Bob Ludwig: I think that many professional engineers and producers look down on audiophiles because audiophiles don't know what it is like to make one's living and career as a professional engineer. It is often based on compromise.
When making a record, the artist's performance is everything, it is what makes the record worth buying. A good producer will keep a great performance even if there is something technically wrong with it. Often an artist will want to intentionally distort something, or make something with limited dynamic range and this can frustrate audiophiles who think that the cleanest recordings are the best ones to demonstrate their equipment. Recently an audiophile magazine reviewer said how much he liked the sound of a new Puscifer album I did and, while it is intentionally distorted in may places, it is an amazing sounding album, so there is hope!
11: I know that you work on all types of music, so I would never ask you to single out any artists in particular that you like—but is there a certain type of music that moves you the most?

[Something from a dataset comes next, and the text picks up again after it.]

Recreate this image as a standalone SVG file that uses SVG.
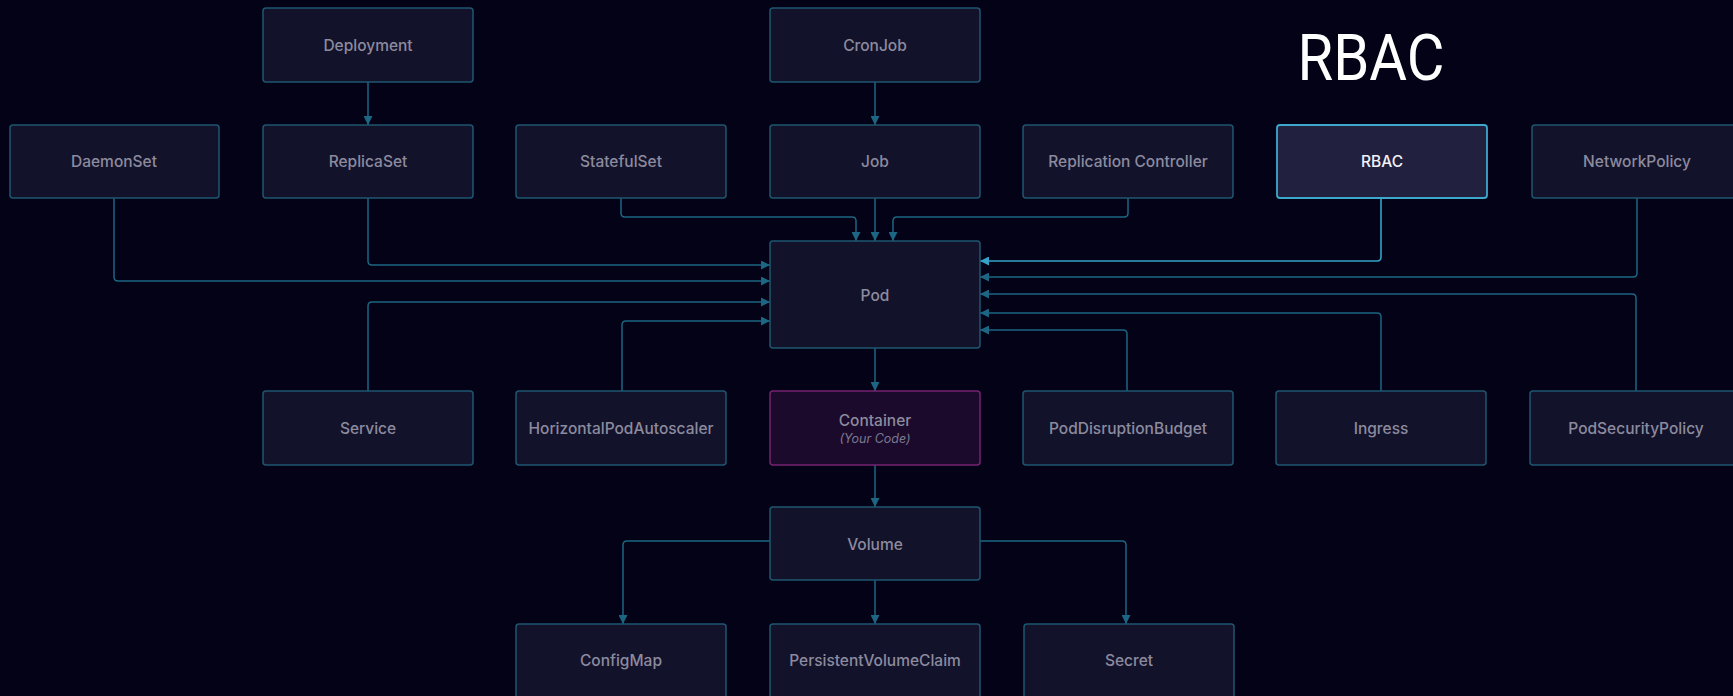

Bob Ludwig: I love music that is inventive and well done, be it Wilco, Coldplay, My Morning Jacket, Bruce Springsteen or the Kronos String Quartet. Naturally, coming from a Symphonic background, I am deeply moved, sometimes to tears, by the world's greatest classical artists. I just heard a concert by the great French countertenor Phillipe Jaroussky in Boston. He scored a 10 out of 10 in my book, a perfect concert. They say he has "the tone of an angel and the virtuosity of the devil." There aren't many people on the planet that could sing even one phrase of his repertoire. The mind-blowing melismas and 16th note runs he does clearly and perfectly in tune, as well as being a consummate interpretive musician, made the concert a tribute to the rare ability to achieve perfection that only a few humans can hope to do.